Tüm bunları yaparken de akademik anlamda boş kalmayan üniversite uluslararası anlamda da önemli bir aşama kat eden bir kurum olma yolunda ilerliyor. Üç yılda 250 milyon liralık yatırımla adeta küllerinden doğan üniversitede diş hekimliği fakültesi dünya öğretim yaparken, fiziki şartlarıyla da adeta büyülüyor. Üniversite her geçen gün yabancı öğrenci sayısını artırırken, üniversite bünyesindeki tıp merkezi obezite, kalp ameliyatları gibi önemli operasyonlarda batıdan hasta almaya başlayan bir sağlık merkezi haline geliyor. İşte tüm çalışmalar haliyle üniversitenin bir zamanlar diplerdeki sıralama ve kalitesini de üst sıralara çıkarıyor. Öyle ki üniversite çok kısa sürede Türkiye’de adından bahsettiren, Ortadoğu’da parlayan bir akademik merkez olmaya başardı. Ama Battal’ın hayalinde yatan ilk 10’da yer almak üstelik ona göre çok uzak da değil.

YYÜ’NÜN GÖZÜ YÜKSEKLERDE!

Deprem döneminde 22 bin öğrencisi bulunan üniversitede, şu an önlisans, lisans ve lisansüstü olmak üzere 28 bin öğrencinin eğitim gördüğünü aktaran Battal, öğretim elamanı sayısının da 500'den bin 500'e yükseldiğine dikkati çekti. Battal, her açıdan önemli mesafe aldıklarının altını çizerek, şunları kaydetti: "Üniversitemizde deprem sonrasını hesaplayacak olursak 250 milyon liranın üzerinde bir yatırım projesi uygulandı. Bunun haricinde yine çok önemli bulduğumuz altyapıya yönelik yatırımlar oldu. Tabii bu yatırımlarda hükümetin bize çok ciddi desteği oldu. Bugüne kadar hangi konuda talebimiz olduysa hepsini sorun yaşamadan aldık. Bundan sonrası için de destekleri devam ediyor. Sayın Cumhurbaşkanı ve Başbakan'ımızın destekleri sayesinde üniversitemiz çok hızlı bir şekilde hem normale döndü hem de gelişimini sürdürüyor. İnşallah bu büyümeyi hızlı bir şekilde devam ettirip üniversitemizi önümüzdeki dönemlerde ilk sıralara çıkarmayı hedefliyoruz.
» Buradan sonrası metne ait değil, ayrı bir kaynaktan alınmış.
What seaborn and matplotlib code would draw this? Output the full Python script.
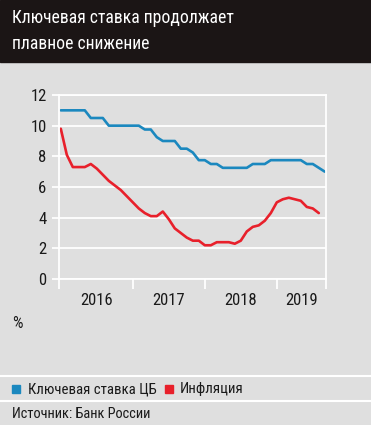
import numpy as np
import pandas as pd
import matplotlib
matplotlib.use('Agg')
import matplotlib.pyplot as plt
import matplotlib.font_manager as fm
from matplotlib.patches import Rectangle
from matplotlib.lines import Line2D
import seaborn as sns

# monthly data, Jan 2016 onwards
key_rate = [11, 11, 11, 11, 11, 10.5, 10.5, 10.5, 10, 10, 10, 10,
            10, 10, 9.75, 9.75, 9.25, 9, 9, 9, 8.5, 8.5, 8.25, 7.75,
            7.75, 7.5, 7.5, 7.25, 7.25, 7.25, 7.25, 7.25, 7.5, 7.5, 7.5, 7.75,
            7.75, 7.75, 7.75, 7.75, 7.75, 7.5, 7.5, 7.25, 7.0]
inflation = [9.8, 8.1, 7.3, 7.3, 7.3, 7.5, 7.2, 6.8, 6.4, 6.1, 5.8, 5.4,
             5.0, 4.6, 4.3, 4.1, 4.1, 4.4, 3.9, 3.3, 3.0, 2.7, 2.5, 2.5,
             2.2, 2.2, 2.4, 2.4, 2.4, 2.3, 2.5, 3.1, 3.4, 3.5, 3.8, 4.3,
             5.0, 5.2, 5.3, 5.2, 5.1, 4.7, 4.6, 4.3]
years = ['2016', '2017', '2018', '2019']
series_names = ['Ключевая ставка ЦБ', 'Инфляция']
colors = ['#1b88bf', '#e8202b']

sns.set_theme(style='white')
installed = {f.name for f in fm.fontManager.ttflist}
font = next((f for f in ['Liberation Sans Narrow', 'Roboto Condensed', 'DejaVu Sans']
             if f in installed), 'DejaVu Sans')
plt.rcParams['font.family'] = [font, 'DejaVu Sans']

bg = '#dfdfdf'
txt = '#1a1a1a'

df = pd.concat([
    pd.DataFrame({'month': np.arange(len(key_rate)), 'value': key_rate, 'series': series_names[0]}),
    pd.DataFrame({'month': np.arange(len(inflation)), 'value': inflation, 'series': series_names[1]}),
])

fig = plt.figure(figsize=(3.71, 4.25), dpi=100)
fig.patch.set_facecolor(bg)

# title band
fig.add_artist(Rectangle((0, 1 - 62 / 425), 1, 62 / 425, transform=fig.transFigure,
                         color='#1b1515', zorder=0))
fig.text(12 / 371, 1 - 18 / 425, 'Ключевая ставка продолжает', color='white',
         fontsize=12.7, va='center', ha='left')
fig.text(12 / 371, 1 - 44 / 425, 'плавное снижение', color='white',
         fontsize=12.7, va='center', ha='left')

ax = fig.add_axes([59 / 371, 1 - 279 / 425, 267 / 371, 184 / 425])
ax.set_facecolor(bg)
sns.lineplot(data=df, x='month', y='value', hue='series', palette=colors,
             linewidth=1.9, legend=False, ax=ax)

ax.set_ylim(0, 12)
ax.set_yticks(range(0, 13, 2))
ax.set_xlim(-0.3, 44.2)
ax.set_xticks([-0.3, 12, 24, 36, 44.2])
ax.set_xticklabels([])
ax.set_xticks([6, 18, 30, 40.1], minor=True)
ax.set_xticklabels(years, minor=True)
ax.grid(axis='y', color='white', linewidth=1.3)
ax.set_axisbelow(True)
for s in ax.spines.values():
    s.set_color('white')
    s.set_linewidth(1.3)
ax.tick_params(axis='y', length=5, width=1.3, color='white', pad=4,
               labelsize=12, labelcolor=txt, left=True)
ax.tick_params(axis='x', which='major', length=7, width=1.3, color='white', bottom=True)
ax.tick_params(axis='x', which='minor', length=0, pad=10, labelsize=12, labelcolor=txt)
ax.set_xlabel('')
ax.set_ylabel('')

fig.text(12 / 371, 1 - 323 / 425, '%', fontsize=12, color=txt, va='center')

# separators
for y in [376, 401]:
    fig.add_artist(Line2D([0, 1], [1 - y / 425] * 2, color='white', linewidth=1.5,
                          transform=fig.transFigure))

# legend
for x0, tx, c, name in [(12, 28, colors[0], series_names[0]), (165, 180, colors[1], series_names[1])]:
    fig.add_artist(Rectangle((x0 / 371, 1 - 393 / 425), 8 / 371, 8 / 425,
                             transform=fig.transFigure, color=c))
    fig.text(tx / 371, 1 - 389 / 425, name, fontsize=10.6, color=txt, va='center')

fig.text(12 / 371, 1 - 414 / 425, 'Источник: Банк России', fontsize=10.4, color=txt,
         va='center')

fig.savefig('out.png', dpi=100, facecolor=bg)
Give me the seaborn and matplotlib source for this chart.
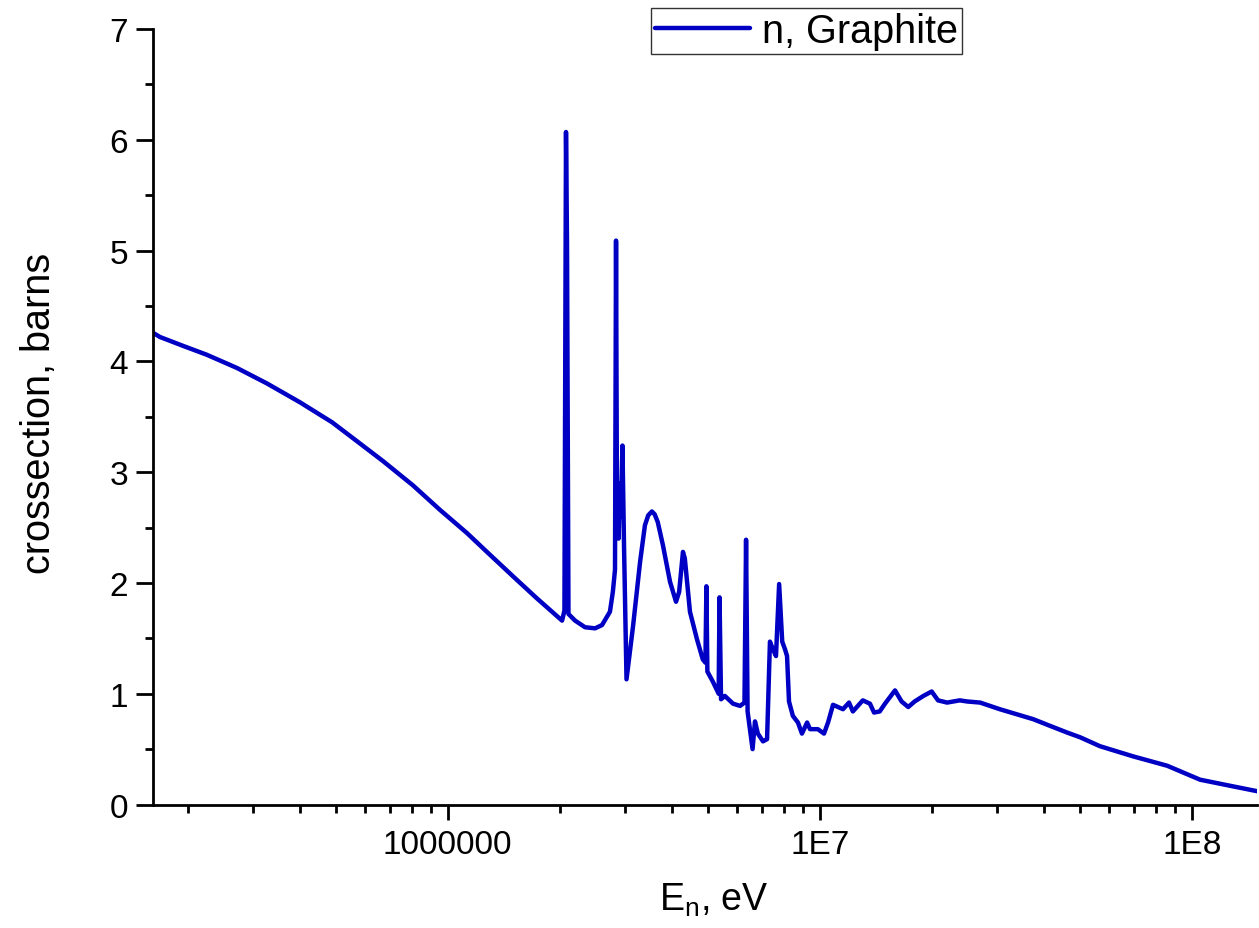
import matplotlib
matplotlib.use("Agg")
import matplotlib.pyplot as plt
import matplotlib.ticker as mticker
import numpy as np
import pandas as pd
import seaborn as sns

# Neutron total cross section of graphite (carbon), eV vs barns
energy_ev = [
    1.61e5, 1.685e5, 1.943e5, 2.25e5, 2.715e5, 3.27e5, 4.01e5, 4.89e5, 5.70e5,
    6.70e5, 8.07e5, 9.53e5, 1.127e6, 1.275e6, 1.498e6, 1.738e6, 2.03e6,
    2.06e6, 2.08e6, 2.093e6, 2.112e6, 2.20e6, 2.34e6, 2.49e6, 2.60e6, 2.73e6,
    2.78e6, 2.817e6, 2.835e6, 2.85e6, 2.88e6, 2.905e6, 2.92e6, 2.95e6, 2.98e6,
    3.025e6, 3.15e6, 3.29e6, 3.39e6, 3.46e6, 3.54e6, 3.60e6, 3.67e6, 3.79e6,
    3.96e6, 4.11e6, 4.19e6, 4.29e6, 4.34e6, 4.48e6, 4.68e6, 4.85e6, 4.93e6,
    4.96e6, 4.99e6, 5.16e6, 5.35e6, 5.38e6, 5.43e6, 5.56e6, 5.85e6, 6.11e6,
    6.278e6, 6.34e6, 6.40e6, 6.60e6, 6.70e6, 6.82e6, 7.04e6, 7.22e6, 7.35e6,
    7.49e6, 7.63e6, 7.78e6, 7.93e6, 8.07e6, 8.17e6, 8.27e6, 8.47e6, 8.74e6,
    8.96e6, 9.25e6, 9.42e6, 9.89e6, 1.027e7, 1.053e7, 1.086e7, 1.12e7,
    1.155e7, 1.199e7, 1.228e7, 1.306e7, 1.365e7, 1.40e7, 1.45e7, 1.498e7,
    1.594e7, 1.66e7, 1.73e7, 1.80e7, 1.90e7, 2.00e7, 2.08e7, 2.20e7, 2.38e7,
    2.49e7, 2.70e7, 3.05e7, 3.75e7, 4.16e7, 4.62e7, 5.01e7, 5.67e7, 6.95e7,
    8.59e7, 1.053e8, 1.29e8, 1.52e8,
]
cross_section_b = [
    4.26, 4.22, 4.14, 4.06, 3.94, 3.80, 3.63, 3.45, 3.28,
    3.10, 2.88, 2.66, 2.45, 2.28, 2.06, 1.86, 1.66,
    1.75, 6.07, 5.08, 1.72, 1.66, 1.60, 1.59, 1.62, 1.74,
    1.92, 2.12, 5.09, 2.90, 2.40, 2.90, 2.60, 3.24, 2.30,
    1.13, 1.61, 2.19, 2.52, 2.61, 2.645, 2.62, 2.55, 2.34,
    2.01, 1.83, 1.92, 2.28, 2.22, 1.74, 1.49, 1.31, 1.28,
    1.97, 1.20, 1.11, 1.00, 1.87, 0.95, 0.98, 0.91, 0.89,
    0.92, 2.39, 0.84, 0.50, 0.75, 0.64, 0.57, 0.59, 1.47,
    1.40, 1.34, 1.99, 1.47, 1.40, 1.34, 0.93, 0.80, 0.74,
    0.64, 0.74, 0.68, 0.68, 0.64, 0.74, 0.90, 0.88,
    0.86, 0.92, 0.84, 0.94, 0.91, 0.83, 0.84, 0.91,
    1.03, 0.93, 0.88, 0.93, 0.98, 1.02, 0.94, 0.92, 0.94,
    0.93, 0.92, 0.86, 0.77, 0.71, 0.65, 0.607, 0.526, 0.435,
    0.35, 0.224, 0.164, 0.116,
]

series_name = "n, Graphite"
x_tick_values = [1e6, 1e7, 1e8]
x_tick_labels = ["1000000", "1E7", "1E8"]
y_tick_values = [0, 1, 2, 3, 4, 5, 6, 7]

df = pd.DataFrame({"E": energy_ev, "sigma": cross_section_b, "series": series_name})

sns.set_theme(style="white")
plt.rcParams["font.family"] = ["Liberation Sans", "DejaVu Sans"]
plt.rcParams["text.color"] = "black"
plt.rcParams["mathtext.fontset"] = "custom"
plt.rcParams["mathtext.rm"] = "Liberation Sans"
plt.rcParams["mathtext.it"] = "Liberation Sans"

fig = plt.figure(figsize=(12.59, 9.29), dpi=100)
ax = fig.add_axes([153 / 1259, 1 - 805.5 / 929, (1257 - 153) / 1259, (805.5 - 30) / 929])

line_color = "#0000C4"
sns.lineplot(data=df, x="E", y="sigma", hue="series", palette=[line_color],
             estimator=None, sort=False, linewidth=3.2, ax=ax, legend=False)

ax.set_xscale("log")
ax.set_xlim(1.614e5, 1.498e8)
ax.set_ylim(0, 7)

ax.xaxis.set_major_locator(mticker.FixedLocator(x_tick_values))
ax.xaxis.set_major_formatter(mticker.FixedFormatter(x_tick_labels))
ax.xaxis.set_minor_locator(mticker.LogLocator(base=10, subs=np.arange(2, 10)))
ax.xaxis.set_minor_formatter(mticker.NullFormatter())
ax.yaxis.set_major_locator(mticker.FixedLocator(y_tick_values))
ax.yaxis.set_minor_locator(mticker.MultipleLocator(0.5))

for side in ["top", "right"]:
    ax.spines[side].set_visible(False)
for side in ["left", "bottom"]:
    ax.spines[side].set_color("black")
    ax.spines[side].set_linewidth(2.0)

ax.tick_params(axis="both", which="major", direction="out", color="black",
               width=2.0, labelsize=24, labelcolor="black")
ax.tick_params(axis="x", which="major", length=11, pad=7)
ax.tick_params(axis="y", which="major", length=12, pad=6)
ax.tick_params(axis="x", which="minor", direction="out", length=5.5, width=2.0, color="black")
ax.tick_params(axis="y", which="minor", direction="out", length=5.5, width=2.0, color="black")
ax.tick_params(bottom=True, left=True, which="both")

ax.set_xlabel(r"E$_\mathregular{n}$, eV", fontsize=27, color="black")
ax.set_ylabel("crossection, barns", fontsize=28.5, color="black")
ax.xaxis.set_label_coords(0.508, -0.098)
ax.yaxis.set_label_coords(-0.086, 0.505)

handle = plt.Line2D([], [], color=line_color, linewidth=3.2)
leg = fig.legend([handle], [series_name], loc="upper left",
                 bbox_to_anchor=(651 / 1259, 1 - 9 / 929), fontsize=28.5,
                 frameon=True, fancybox=False, edgecolor="black",
                 handlelength=2.4, handletextpad=0.3, borderpad=0.1,
                 borderaxespad=0.0, labelcolor="black")
leg.get_frame().set_linewidth(1.0)

fig.savefig("out.png", dpi=100)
Bu potansiyel, altyapı ve imkanlarımız var. Son dönemde en kapsamlı şekilde yapılan ve ODTÜ'nün geliştirdiği sistem içerisinde devlet üniversiteleri arasında 26., vakıf üniversitelerinin de dahil olmasıyla 33. sırada yer alıyoruz. Önümüzdeki yıllar içerisinde çok daha üst sıralara yani ilk 10'a girmeyi hedefliyoruz."
Battal, YYÜ'nün dünyadaki üniversiteler arasında bin 280. sırada bulunduğuna işaret ederek, buradaki hedeflerinin ise dünyanın ilk 500 üniversitesi arasına girmek olduğunu sözlerine ekledi.